Part of that comes from running a new business however. Like any entrepreneur starting out, Mr Brady has had to grapple with things like stock control or managing cash-flow that are something of an alien concept when you are an employee in a major company rather than striking out on your own.

Since he opened the doors, things have gone better than Mr Brady could have reasonably expected. Cogs The Brain Shop's flagship store is in St Stephen's Green Shopping Centre in the heart of Dublin, and from humble beginnings, the business has three full-time staff along with a number of part-timers as required.

Expansion is very much on the agenda, but Mr Brady is very conscious of not jumping too soon.

"Obviously we are looking closely at opportunities to expand beyond just the one shop. We want to get to a point that if you want a toy or game that stimulates the mind in the likes of critical thinking or numerical skills, then we will be the first name that comes up in their mind."

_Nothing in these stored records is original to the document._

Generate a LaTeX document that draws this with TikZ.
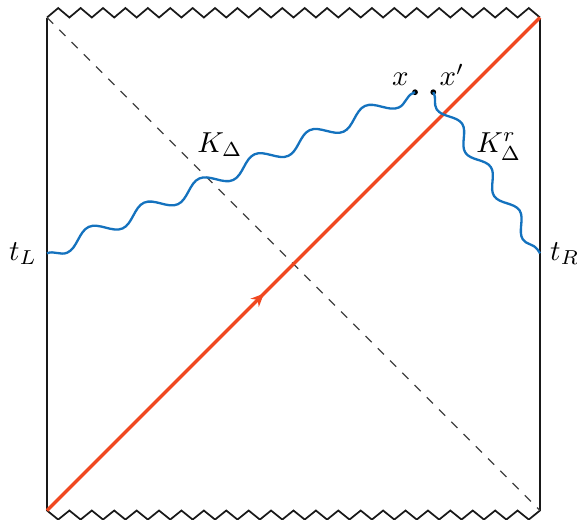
\documentclass[tikz,border=0pt]{standalone}
\usepackage{amsmath}
\usetikzlibrary{arrows.meta,decorations.pathmorphing,decorations.markings}
\definecolor{geored}{RGB}{240,72,32}
\definecolor{propblue}{RGB}{20,114,190}
\tikzset{
  bdry/.style  = {semithick, black!90},
  sing/.style  = {semithick, black!90, line join=miter},
  hor/.style   = {thin, dashed, black!75},
  geo/.style   = {very thick, geored, postaction={decorate},
                  decoration={markings, mark=at position 0.44 with
                  {\arrow{Stealth[length=4.5pt,width=4pt]}}}},
  wave/.style  = {thick, propblue, decorate,
                  decoration={snake, mirror, amplitude=2.6pt, segment length=20.88pt}},
  waver/.style = {thick, propblue, decorate,
                  decoration={snake, mirror, amplitude=2.3pt, segment length=18pt}},
  pt/.style    = {circle, fill=black, inner sep=0pt, minimum size=2pt},
  lbl/.style   = {inner sep=2pt},
}
\def\tw{0.272727}

\begin{document}
\begin{tikzpicture}
\useasboundingbox (-0.572,-0.115) rectangle (6.45,6.213);

% --- corners and boundary points ---
\coordinate (bl) at (0,0);
\coordinate (br) at (6,0);
\coordinate (tl) at (0,6);
\coordinate (tr) at (6,6);
\coordinate (tL) at (0,3.13);
\coordinate (tR) at (6,3.13);

% --- diagram ---
\draw[bdry] (bl) -- (tl);
\draw[bdry] (br) -- (tr);
\draw[sing] (tl) \foreach \i in {1,...,22} { -- ++(\tw/2,0.115) -- ++(\tw/2,-0.115) };
\draw[sing] (bl) \foreach \i in {1,...,22} { -- ++(\tw/2,-0.11) -- ++(\tw/2,0.11) };
\draw[hor] (tl) -- (br);
\draw[geo] (bl) -- (tr);

% --- bulk points ---
\node[pt] (x)  at (4.479,5.091) {};
\node[pt] (xp) at (4.701,5.091) {};

% --- propagators ---
\draw[wave]  (tL) -- (x.center);
\draw[waver] (xp.center) -- (tR);

% --- labels ---
\node[left]  (tLlbl) at (tL) {$t_L$};
\node[right] (tRlbl) at (tR) {$t_R$};
\node[lbl, above left]  (xlbl)  at (x)  {$x$};
\node[lbl, above right] (xplbl) at (xp) {$x'$};
\node (Kl) at (2.105,4.454) {$K_\Delta$};
\node (Kr) at (5.50,4.433) {$K^r_\Delta$};
\end{tikzpicture}
\end{document}
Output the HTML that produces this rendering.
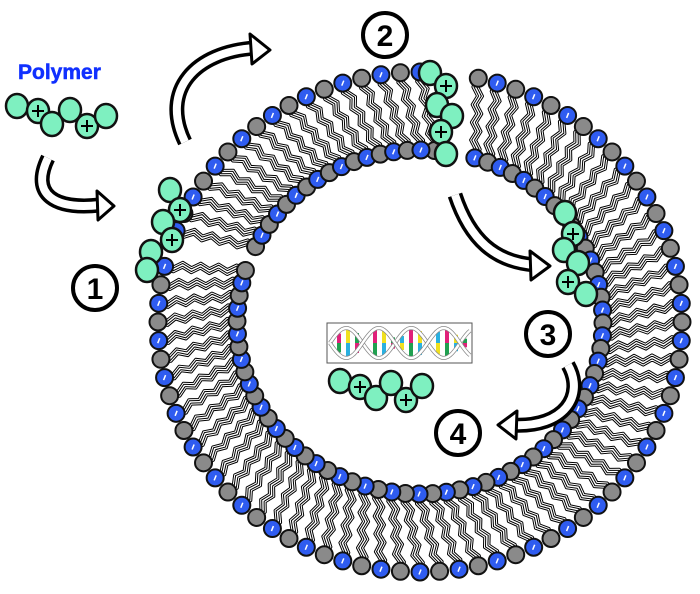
<!DOCTYPE html>
<html><head><meta charset="utf-8"><style>
html,body{margin:0;padding:0;background:#fff;width:700px;height:594px;overflow:hidden}
svg{display:block}
</style></head><body>
<svg id="s" width="700" height="594" viewBox="0 0 700 594" xmlns="http://www.w3.org/2000/svg">
<g id="lip"></g>
<g id="fg">
<g fill="none" stroke-linecap="butt">
<path d="M185,142 C160,90 195,52 255,48" stroke="#000" stroke-width="15"/>
<path d="M185,142 C160,90 195,52 255,48" stroke="#fff" stroke-width="8"/>
<path d="M48,158 C30,195 55,210 100,205" stroke="#000" stroke-width="15"/>
<path d="M48,158 C30,195 55,210 100,205" stroke="#fff" stroke-width="8"/>
<path d="M455,195 C470,240 495,262 535,265" stroke="#000" stroke-width="15"/>
<path d="M455,195 C470,240 495,262 535,265" stroke="#fff" stroke-width="8"/>
<path d="M568,365 C585,395 565,428 512,425" stroke="#000" stroke-width="15"/>
<path d="M568,365 C585,395 565,428 512,425" stroke="#fff" stroke-width="8"/>
</g>
<g fill="#fff" stroke="#000" stroke-width="3" stroke-linejoin="round">
<polygon points="250,34 270,50 252,64"/>
<polygon points="97,191 114,206 98,220"/>
<polygon points="530,251 550,266 531,280"/>
<polygon points="517,411 498,425 516,439"/>
</g>
<g fill="#fff" stroke="#000" stroke-width="4">
<circle cx="95" cy="288" r="22"/>
<circle cx="385" cy="35" r="22"/>
<circle cx="548" cy="334" r="22"/>
<circle cx="458" cy="433" r="22"/>
</g>
<g font-family="Liberation Sans, sans-serif" font-weight="bold" font-size="30" text-anchor="middle">
<text x="95" y="299">1</text>
<text x="385" y="46">2</text>
<text x="548" y="345">3</text>
<text x="458" y="444">4</text>
</g>
<text x="18" y="79" font-family="Liberation Sans, sans-serif" font-weight="bold" font-size="21" fill="#1030ff" stroke="#1030ff" stroke-width="0.5">Polymer</text>
<g>
<rect x="327" y="323" width="145" height="40" fill="#fff" stroke="#555" stroke-width="1"/>
<g id="dna"></g>
</g>
<g id="poly"></g>
</g>
</svg>
<script>
var NS="http://www.w3.org/2000/svg";
function el(p,t,a){var e=document.createElementNS(NS,t);for(var k in a)e.setAttribute(k,a[k]);p.appendChild(e);return e;}
var lip=document.getElementById('lip');
var tails=el(lip,'g',{}),heads=el(lip,'g',{});
var cx=420,cy=322,N=84;
function zig(x1,y1,x2,y2,off){
 var dx=x2-x1,dy=y2-y1,L=Math.hypot(dx,dy),ux=dx/L,uy=dy/L,px=-uy,py=ux,n=9,pts=[];
 for(var j=0;j<=n;j++){var t=j/n,amp=(j==0||j==n)?0:(j%2?2.5:-2.5);
  pts.push((x1+dx*t+px*(amp+off)).toFixed(1)+","+(y1+dy*t+py*(amp+off)).toFixed(1));}
 var s=pts.join(" ");
 el(tails,'polyline',{points:s,fill:'none',stroke:'#000','stroke-width':3,'stroke-linejoin':'round'});
 el(tails,'polyline',{points:s,fill:'none',stroke:'#fff','stroke-width':1});
}
function head(x,y,blue){
 el(heads,'circle',{cx:x,cy:y,r:8.5,fill:blue?'#2f5cf0':'#8a8a8a',stroke:'#111','stroke-width':2});
 if(blue)el(heads,'line',{x1:x-1,y1:y+2.5,x2:x+1,y2:y-2.5,stroke:'#fff','stroke-width':1.5});
}
for(var i=0;i<N;i++){
 var a=-Math.PI/2+2*Math.PI*i/N;
 var deg=a*180/Math.PI;
 if(deg>180)deg-=360;
 if(deg>-165&&deg<-159)continue;
 if(deg>-86&&deg<-80)continue;
 var b=a+0.08;
 var ox=cx+262*Math.cos(a),oy=cy+250*Math.sin(a);
 var ix=cx+183*Math.cos(b),iy=cy+172*Math.sin(b);
 zig(ox,oy,ix,iy,-2.5);zig(ox,oy,ix,iy,2.5);
 head(ox,oy,i%2==0);head(ix,iy,i%2==1);
}
var poly=document.getElementById('poly');
function chain(pts,plus){
 pts.forEach(function(p,k){
  el(poly,'ellipse',{cx:p[0],cy:p[1],rx:11,ry:12,fill:'#7ef0c0',stroke:'#111','stroke-width':2.5});
 });
 plus.forEach(function(k){var p=pts[k];
  el(poly,'path',{d:'M'+(p[0]-6)+','+p[1]+'h12M'+p[0]+','+(p[1]-6)+'v12',stroke:'#000','stroke-width':2});});
}
chain([[17,106],[38,111],[52,124],[70,110],[87,126],[106,116]],[1,4]);
chain([[340,381],[360,387],[376,398],[391,383],[406,400],[422,386]],[1,4]);
chain([[170,190],[180,210],[163,222],[172,240],[151,252],[147,270]],[1,3]);
chain([[430,73],[446,86],[437,105],[452,116],[441,132],[446,154]],[1,4]);
chain([[565,213],[573,234],[564,250],[578,263],[568,282],[586,294]],[1,4]);
var dna=document.getElementById('dna');
var cols=['#2ab0e0','#e0207a','#f0e020','#20a050'];
for(var x=337;x<465;x+=9){
 var ph=(x-330)/65*2*Math.PI,h=Math.abs(Math.sin(ph))*15;
 if(h<4)continue;
 var c=cols[(x/9|0)%4],c2=cols[((x/9|0)+2)%4];
 el(dna,'rect',{x:x,y:343-h,width:4,height:h,fill:c});
 el(dna,'rect',{x:x,y:343,width:4,height:h,fill:c2});
}
var d1="",d2="";
for(var x=330;x<=470;x+=2){var ph=(x-330)/65*2*Math.PI;
 d1+=(x==330?"M":"L")+x+","+(343-15*Math.sin(ph)).toFixed(1);
 d2+=(x==330?"M":"L")+x+","+(343+15*Math.sin(ph)).toFixed(1);}
[d1,d2].forEach(function(d){el(dna,'path',{d:d,fill:'none',stroke:'#888','stroke-width':4});el(dna,'path',{d:d,fill:'none',stroke:'#fff','stroke-width':2.5});});
</script>
</body></html>
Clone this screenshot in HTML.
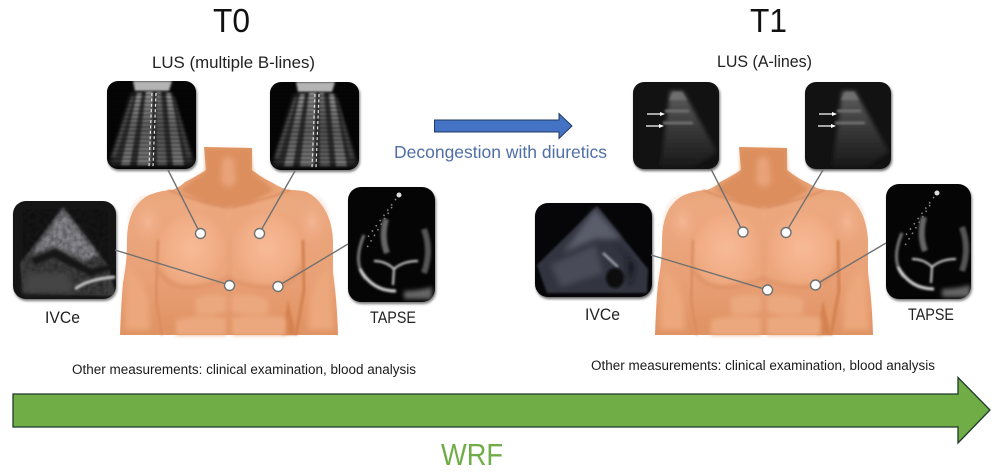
<!DOCTYPE html>
<html><head><meta charset="utf-8"><style>
html,body{margin:0;padding:0;background:#fff}
svg{display:block}
text{font-family:"Liberation Sans",sans-serif}
</style></head><body>
<svg width="1000" height="475" viewBox="0 0 1000 475" xmlns="http://www.w3.org/2000/svg">
<defs>
<filter id="b05" x="-20%" y="-20%" width="140%" height="140%"><feGaussianBlur stdDeviation=".6"/></filter>
<filter id="b1" x="-20%" y="-20%" width="140%" height="140%"><feGaussianBlur stdDeviation="1"/></filter>
<filter id="b2" x="-30%" y="-30%" width="160%" height="160%"><feGaussianBlur stdDeviation="2"/></filter>
<filter id="b3" x="-30%" y="-30%" width="160%" height="160%"><feGaussianBlur stdDeviation="3"/></filter>
<filter id="b6" x="-40%" y="-40%" width="180%" height="180%"><feGaussianBlur stdDeviation="6"/></filter>
<filter id="sh" x="-10%" y="-10%" width="120%" height="120%"><feGaussianBlur stdDeviation="1.2"/></filter>
<filter id="noise" x="0" y="0" width="100%" height="100%"><feTurbulence type="fractalNoise" baseFrequency=".22" numOctaves="2" seed="4"/><feColorMatrix type="matrix" values="0 0 0 0 0  0 0 0 0 0  0 0 0 0 0  1.8 0 0 0 -.55"/><feComposite in2="SourceGraphic" operator="in"/></filter>
<linearGradient id="skin" x1="0" y1="0" x2="0" y2="1"><stop offset="0" stop-color="#e09462"/><stop offset=".3" stop-color="#eca97f"/><stop offset=".7" stop-color="#e9a076"/><stop offset="1" stop-color="#df9262"/></linearGradient>
<radialGradient id="pec"><stop offset="0" stop-color="#f7ba96"/><stop offset=".7" stop-color="#f2ae87"/><stop offset="1" stop-color="#eca67c"/></radialGradient>
<radialGradient id="sho"><stop offset="0" stop-color="#f5b896" stop-opacity=".9"/><stop offset="1" stop-color="#e9a078" stop-opacity="0"/></radialGradient>
<linearGradient id="streak" x1="0" y1="0" x2="0" y2="1"><stop offset="0" stop-color="#a8a8a8"/><stop offset=".5" stop-color="#6a6a6a"/><stop offset="1" stop-color="#8a8a8a"/></linearGradient>
<linearGradient id="fadeA" x1="0" y1="0" x2="0" y2="1"><stop offset="0" stop-color="#5f5f5f"/><stop offset=".45" stop-color="#3c3c3c"/><stop offset="1" stop-color="#191919"/></linearGradient>

<g id="torso">
<path d="M204 147 L252 148 L252 170 Q262 178 273 183 Q282 189 290 190 Q300 190 307 192 Q318 198 325 210 Q332 222 333 240 L333 273 Q337 300 338 335 L120 335 Q121 305 123 283 Q127 262 127 240 Q127 222 134 209 Q142 197 152 194 Q163 190 172 190 Q180 187 185 182 Q197 176 206 170 Z" fill="url(#skin)"/>
<g filter="url(#b2)"><path d="M206 150 L250 150 L252 172 Q262 180 274 190 L250 204 L228 208 L206 204 L180 190 Q196 178 206 172 Z" fill="#dc8e5d"/></g>
<path d="M222 160 Q228 152 234 160 L236 182 Q229 192 221 182 Z" fill="#e9a378" filter="url(#b3)"/>
<ellipse cx="148" cy="222" rx="22" ry="30" fill="url(#sho)"/>
<ellipse cx="312" cy="222" rx="20" ry="30" fill="url(#sho)"/>
<g filter="url(#b1)">
<path d="M226 210 Q195 208 176 214 Q158 224 157 250 Q158 276 180 285 Q205 290 226 280 Z" fill="url(#pec)"/>
<path d="M232 210 Q262 208 284 214 Q302 224 303 250 Q300 276 280 285 Q255 290 232 280 Z" fill="url(#pec)"/>
</g>
<path d="M228 200 L228 335" stroke="#dc8f62" stroke-width="3.5" filter="url(#b1)"/>
<path d="M158 270 Q168 288 190 287 Q212 286 228 278 Q246 287 270 287 Q292 286 302 268" fill="none" stroke="#dd8f63" stroke-width="3" filter="url(#b2)"/>
<path d="M158 240 L156 300 L162 335" fill="none" stroke="#db8c60" stroke-width="2.5" filter="url(#b1)"/>
<path d="M303 240 L304 290 L296 335" fill="none" stroke="#d3814f" stroke-width="3" filter="url(#b1)"/>
<path d="M288 300 L296 335 L282 335 Z" fill="#d4814f" filter="url(#b1)"/>
<path d="M127 268 Q140 275 148 300 L150 330 L125 330 Z" fill="#eca77c" filter="url(#b3)"/>
<path d="M330 268 Q315 275 310 300 L308 330 L334 330 Z" fill="#eca77c" filter="url(#b3)"/>
<g filter="url(#b2)" fill="#eba87e"><path d="M196 298 Q215 292 226 296 L226 312 Q210 316 196 314 Z"/><path d="M232 296 Q250 292 268 300 L268 314 Q248 316 232 312 Z"/><path d="M176 320 Q200 314 226 318 L226 335 L176 335 Z"/><path d="M232 318 Q255 314 286 318 L286 335 L232 335 Z"/></g>
<path d="M168 190 Q192 200 226 207 M290 190 Q265 200 232 207" fill="none" stroke="#d98a5e" stroke-width="1.5" filter="url(#b1)"/>
</g>

<clipPath id="cLus"><rect width="89" height="88" rx="11"/></clipPath>
<g id="lusB">
<rect x="1" y="2" width="89" height="88" rx="11" fill="#777" filter="url(#sh)"/>
<rect width="89" height="88" rx="11" fill="#050505"/>
<g clip-path="url(#cLus)">
<path d="M24 12 L65 12 L88 84 L2 84 Z" fill="#2a2a2a" filter="url(#b2)"/>
<path d="M26 0 L65 0 L62 10 L28 10 Z" fill="#b4b4b4" filter="url(#b1)"/>
<g filter="url(#b1)" opacity=".75">
<path d="M30 12 L14 84 L23 84 L35 12 Z" fill="url(#streak)"/>
<path d="M59 12 L66 84 L77 84 L64 12 Z" fill="url(#streak)"/>
<path d="M39 10 L30 84 L44 84 L46 10 Z" fill="url(#streak)"/>
<path d="M49 10 L50 84 L60 84 L54 10 Z" fill="url(#streak)" opacity=".7"/>
<path d="M24 16 L4 76 L9 76 L27 16 Z" fill="#777" opacity=".5"/>
<path d="M66 16 L80 76 L85 76 L68 16 Z" fill="#777" opacity=".4"/>
</g>
<path d="M0 10 H89 M0 14 H89 M0 18 H89 M0 22 H89 M0 26 H89 M0 30 H89 M0 34 H89 M0 38 H89 M0 42 H89 M0 46 H89 M0 50 H89 M0 54 H89 M0 58 H89 M0 62 H89 M0 66 H89 M0 70 H89 M0 74 H89 M0 78 H89 M0 82 H89" stroke="#000" stroke-width="1" opacity=".3"/>
<path d="M45 12 L42 86 M49 12 L46 86" stroke="#e6e6e6" stroke-width="1.2" stroke-dasharray="3 2.4" fill="none"/>
</g>
</g>

<clipPath id="cLusA"><rect width="86" height="87" rx="11"/></clipPath>
<g id="lusA">
<rect x="1" y="2" width="86" height="87" rx="11" fill="#666" filter="url(#sh)"/>
<rect width="86" height="87" rx="11" fill="#121212"/>
<g clip-path="url(#cLusA)">
<path d="M37 9 L50 9 L84 70 L62 84 L27 84 L32 50 Z" fill="url(#fadeA)" filter="url(#b2)"/>
<path d="M40 10 L49 10 L54 18 L36 18 Z" fill="#6e6e6e" filter="url(#b1)"/>
<path d="M32 29 L56 29 M30 41 L60 41" stroke="#6f6f6f" stroke-width="3" filter="url(#b1)"/>
<path d="M14 32 H29 M13 44 H28" stroke="#fff" stroke-width="1.2"/>
<path d="M32 32 L27 30 L27 34 Z M31 44 L26 42 L26 46 Z" fill="#fff"/>
</g>
</g>

<clipPath id="cI0"><rect width="103" height="98" rx="13"/></clipPath>
<clipPath id="cI1"><rect width="117" height="94" rx="13"/></clipPath>
<clipPath id="cT0"><rect width="87" height="115" rx="13"/></clipPath>
<clipPath id="cT1"><rect width="85" height="115" rx="13"/></clipPath>

<g id="echo">
<circle cx="51" cy="8" r="2.5" fill="#ddd"/>
<path d="M48 12 L20 50 M44 20 L18 62" stroke="#888" stroke-width="1.6" stroke-dasharray="1.5 5" fill="none"/>
<g filter="url(#b1)" fill="none">
<path d="M38 32 Q33 50 39 66" stroke="#666" stroke-width="6"/>
<path d="M16 48 Q4 76 18 92" stroke="#777" stroke-width="3"/>
<path d="M12 82 Q24 104 48 104" stroke="#d8d8d8" stroke-width="3"/>
<path d="M26 74 Q38 74 46 82 Q55 74 70 74 M46 82 L45 98" stroke="#d8d8d8" stroke-width="2"/>
<path d="M76 42 Q84 64 76 86" stroke="#555" stroke-width="6"/>
</g>
<path d="M56 104 Q70 104 84 100 L84 112 L56 112 Z" fill="#666" filter="url(#b2)"/>
</g>
</defs>

<rect width="1000" height="475" fill="#fff"/>

<!-- Titles -->
<text x="231.5" y="32" font-size="33" text-anchor="middle" textLength="37" lengthAdjust="spacingAndGlyphs" fill="#111">T0</text>
<text x="768.5" y="32" font-size="33" text-anchor="middle" textLength="37" lengthAdjust="spacingAndGlyphs" fill="#111">T1</text>
<text x="152" y="68" font-size="17" textLength="163" lengthAdjust="spacingAndGlyphs" fill="#222">LUS (multiple B-lines)</text>
<text x="717" y="67" font-size="17" textLength="95" lengthAdjust="spacingAndGlyphs" fill="#222">LUS (A-lines)</text>

<!-- Torsos -->
<use href="#torso"/>
<use href="#torso" transform="translate(535 0)"/>

<!-- T0 images -->
<use href="#lusB" transform="translate(107 81)"/>
<use href="#lusB" transform="translate(270 82)"/>
<g transform="translate(13 201)">
<rect x="1" y="2" width="103" height="98" rx="13" fill="#777" filter="url(#sh)"/>
<rect width="103" height="98" rx="13" fill="#151515"/>
<g clip-path="url(#cI0)">
<path d="M50 6 L95 64 L103 95 L10 92 L7 62 Z" fill="#3d3d3d" filter="url(#b1)"/>
<path d="M50 8 L86 54 L72 60 L42 46 L18 54 Z" fill="#85858b" filter="url(#b2)"/>
<rect x="10" y="8" width="85" height="85" fill="#111" filter="url(#noise)" clip-path="none" opacity=".35"/>
<path d="M18 58 L42 48 L78 68 L103 62 L103 67 L78 75 L40 56 L22 64 Z" fill="#161616" filter="url(#b1)"/>
<path d="M62 88 Q75 78 102 76" fill="none" stroke="#c8c8c8" stroke-width="3" filter="url(#b1)"/>
<path d="M14 72 L55 72 L60 92 L10 92 Z" fill="#454545" filter="url(#b3)"/>
</g>
</g>
<g transform="translate(348 187)">
<rect x="1" y="2" width="87" height="115" rx="13" fill="#777" filter="url(#sh)"/>
<rect width="87" height="115" rx="13" fill="#050505"/>
<g clip-path="url(#cT0)"><use href="#echo"/></g>
</g>

<!-- T1 images -->
<use href="#lusA" transform="translate(633 82)"/>
<use href="#lusA" transform="translate(805 82)"/>
<g transform="translate(535 203)">
<rect x="1" y="2" width="117" height="94" rx="13" fill="#666" filter="url(#sh)"/>
<rect width="117" height="94" rx="13" fill="#060608"/>
<g clip-path="url(#cI1)">
<path d="M62 3 L113 66 L112 90 L12 90 L2 62 Z" fill="#33353f" filter="url(#b1)"/>
<path d="M60 6 L86 36 L60 36 L28 50 Z" fill="#5a5d6a" filter="url(#b3)"/>
<path d="M16 62 L60 42 L68 70 L26 84 Z" fill="#4a4c58" filter="url(#b3)"/>
<path d="M68 50 L83 64" stroke="#a0a3ae" stroke-width="2.5" filter="url(#b1)"/>
<ellipse cx="80" cy="75" rx="9" ry="10" fill="#0a0a0e" filter="url(#b1)"/>
<path d="M75 35 L100 62 L95 85 L92 55 Z" fill="#16171f" filter="url(#b3)"/>
</g>
</g>
<g transform="translate(886 184)">
<rect x="1" y="2" width="85" height="115" rx="13" fill="#777" filter="url(#sh)"/>
<rect width="85" height="115" rx="13" fill="#050505"/>
<g clip-path="url(#cT1)"><use href="#echo" transform="translate(0 1)"/></g>
</g>

<!-- Connector lines -->
<g stroke="#6f7272" stroke-width="1.4" fill="none">
<path d="M168 170 L200 233 M295 171 L259.5 233 M115 250 L229.5 285 M348 244 L278 286"/>
<path d="M711 169 L743 232 M823 170 L786 232 M651 255 L767.5 290 M886 243 L815 285"/>
</g>
<g fill="#fff" stroke="#6f7272" stroke-width="1.4">
<circle cx="200.5" cy="233.5" r="5"/><circle cx="259.5" cy="233.5" r="5"/><circle cx="229.5" cy="285.5" r="5"/><circle cx="278" cy="286.5" r="5"/>
<circle cx="743" cy="232" r="5"/><circle cx="786" cy="232.5" r="5"/><circle cx="767.5" cy="290" r="5"/><circle cx="815.5" cy="285" r="5"/>
</g>

<!-- Labels -->
<text x="45" y="323" font-size="17" textLength="35" lengthAdjust="spacingAndGlyphs" fill="#222">IVCe</text>
<text x="370" y="323" font-size="17" textLength="46" lengthAdjust="spacingAndGlyphs" fill="#222">TAPSE</text>
<text x="585" y="320" font-size="17" textLength="35" lengthAdjust="spacingAndGlyphs" fill="#222">IVCe</text>
<text x="908" y="320" font-size="17" textLength="46" lengthAdjust="spacingAndGlyphs" fill="#222">TAPSE</text>

<!-- Blue arrow -->
<path d="M434.5 120 H559 V113.5 L572 126 L559 138.5 V132 H434.5 Z" fill="#4472c4" stroke="#1f3864" stroke-width="1"/>
<text x="394" y="158" font-size="17.5" textLength="213" lengthAdjust="spacingAndGlyphs" fill="#4f6fa5">Decongestion with diuretics</text>

<!-- Other measurements -->
<text x="72" y="374" font-size="13.5" textLength="344" lengthAdjust="spacingAndGlyphs" fill="#1a1a1a">Other measurements: clinical examination, blood analysis</text>
<text x="591" y="370" font-size="13.5" textLength="344" lengthAdjust="spacingAndGlyphs" fill="#1a1a1a">Other measurements: clinical examination, blood analysis</text>

<!-- Green arrow -->
<path d="M13 394 H958 V377.5 L990 410 L958 443 V427 H13 Z" fill="#70ad47" stroke="#1f3a2a" stroke-width="1.3"/>
<text x="441" y="465" font-size="31" textLength="62" lengthAdjust="spacingAndGlyphs" fill="#70ad47">WRF</text>
</svg>
</body></html>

Like any retail business, Mr Brady and his team faced into the critical Christmas period somewhat apprehensively, but by his own admission they had a "great Christmas" with many returning customers and a lot of people buying items on the recommendation of friends or family.

"We may be the only shop selling these kinds of goods in Ireland but we still have to provide a great customer experience in store. Thankfully, I think we have done that so far, but we are always aware that we need to keep improving."

Mr Brady was somewhat fortunate in that he hasn't had to go to the banks for credit, but he has still had work to do to secure a lease in the shopping centre. "The landlord has been excellent and very professional.

"When I first enquired about taking on the lease I had to prove myself to them and show that I would be a credible tenant. Thankfully, I think I have done that and things are really looking up now."